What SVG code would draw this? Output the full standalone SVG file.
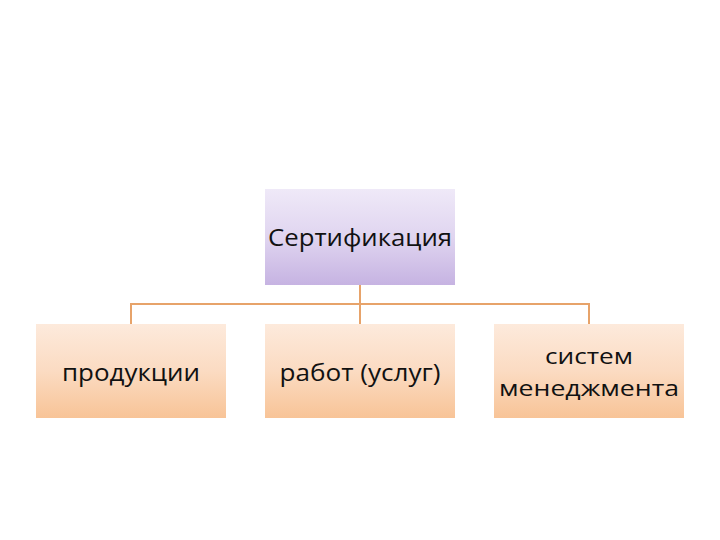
<svg xmlns="http://www.w3.org/2000/svg" width="720" height="540" viewBox="0 0 720 540">
<defs>
<linearGradient id="gTop" x1="0" y1="0" x2="0" y2="1">
<stop offset="0" stop-color="#EFE9F8"/>
<stop offset="0.5" stop-color="#E0D5F0"/>
<stop offset="1" stop-color="#C6B3E2"/>
</linearGradient>
<linearGradient id="gBot" x1="0" y1="0" x2="0" y2="1">
<stop offset="0" stop-color="#FDEADC"/>
<stop offset="0.5" stop-color="#FBDBC2"/>
<stop offset="1" stop-color="#F8C497"/>
</linearGradient>
<style>
.lbl{font-family:"Open Sans","Liberation Sans",sans-serif;font-size:24px;fill:#111;text-anchor:middle}
.sm{font-size:22px}
.conn{stroke:#E7A36A;stroke-width:2;fill:none}
</style>
</defs>
<rect width="720" height="540" fill="#fff"/>
<g id="connectors">
<path class="conn" d="M360 285 V304 M131 324 V304 H589 V324 M360 304 V324"/>
</g>
<g id="n-cert">
<rect x="265" y="189" width="190" height="96" fill="url(#gTop)"/>
<text class="lbl" x="360" y="246" textLength="184" lengthAdjust="spacingAndGlyphs">Сертификация</text>
</g>
<g id="n-prod">
<rect x="36" y="324" width="190" height="94" fill="url(#gBot)"/>
<text class="lbl" x="131" y="381" textLength="138" lengthAdjust="spacingAndGlyphs">продукции</text>
</g>
<g id="n-work">
<rect x="265" y="324" width="190" height="94" fill="url(#gBot)"/>
<text class="lbl" x="360" y="381" textLength="161" lengthAdjust="spacingAndGlyphs">работ (услуг)</text>
</g>
<g id="n-sys">
<rect x="494" y="324" width="190" height="94" fill="url(#gBot)"/>
<text class="lbl sm" x="589" y="364" textLength="88" lengthAdjust="spacingAndGlyphs">систем</text>
<text class="lbl sm" x="589" y="396" textLength="180" lengthAdjust="spacingAndGlyphs">менеджмента</text>
</g>
</svg>
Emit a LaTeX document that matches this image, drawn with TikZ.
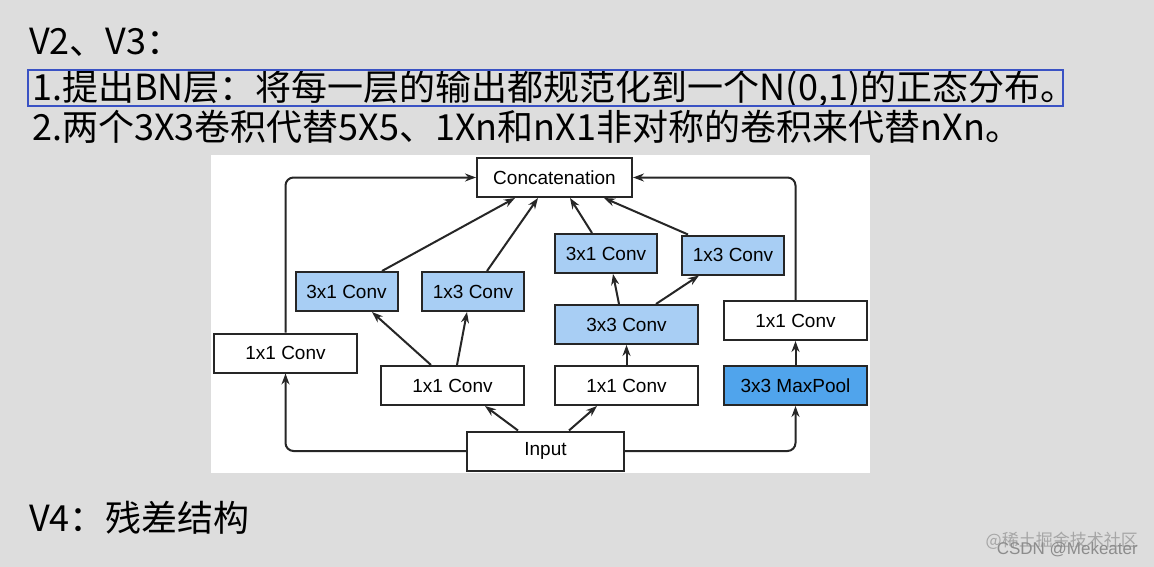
--------------------------------
• Problem details
Retype all the records shown above, character for character. Omit every picture.

• Finished exercise
What SVG code would draw this? Output the full standalone SVG file.
<svg xmlns="http://www.w3.org/2000/svg" width="720" height="540" viewBox="0 0 720 540">
<defs>
<linearGradient id="gTop" x1="0" y1="0" x2="0" y2="1">
<stop offset="0" stop-color="#EFE9F8"/>
<stop offset="0.5" stop-color="#E0D5F0"/>
<stop offset="1" stop-color="#C6B3E2"/>
</linearGradient>
<linearGradient id="gBot" x1="0" y1="0" x2="0" y2="1">
<stop offset="0" stop-color="#FDEADC"/>
<stop offset="0.5" stop-color="#FBDBC2"/>
<stop offset="1" stop-color="#F8C497"/>
</linearGradient>
<style>
.lbl{font-family:"Open Sans","Liberation Sans",sans-serif;font-size:24px;fill:#111;text-anchor:middle}
.sm{font-size:22px}
.conn{stroke:#E7A36A;stroke-width:2;fill:none}
</style>
</defs>
<rect width="720" height="540" fill="#fff"/>
<g id="connectors">
<path class="conn" d="M360 285 V304 M131 324 V304 H589 V324 M360 304 V324"/>
</g>
<g id="n-cert">
<rect x="265" y="189" width="190" height="96" fill="url(#gTop)"/>
<text class="lbl" x="360" y="246" textLength="184" lengthAdjust="spacingAndGlyphs">Сертификация</text>
</g>
<g id="n-prod">
<rect x="36" y="324" width="190" height="94" fill="url(#gBot)"/>
<text class="lbl" x="131" y="381" textLength="138" lengthAdjust="spacingAndGlyphs">продукции</text>
</g>
<g id="n-work">
<rect x="265" y="324" width="190" height="94" fill="url(#gBot)"/>
<text class="lbl" x="360" y="381" textLength="161" lengthAdjust="spacingAndGlyphs">работ (услуг)</text>
</g>
<g id="n-sys">
<rect x="494" y="324" width="190" height="94" fill="url(#gBot)"/>
<text class="lbl sm" x="589" y="364" textLength="88" lengthAdjust="spacingAndGlyphs">систем</text>
<text class="lbl sm" x="589" y="396" textLength="180" lengthAdjust="spacingAndGlyphs">менеджмента</text>
</g>
</svg>
Emit a LaTeX document that matches this image, drawn with TikZ.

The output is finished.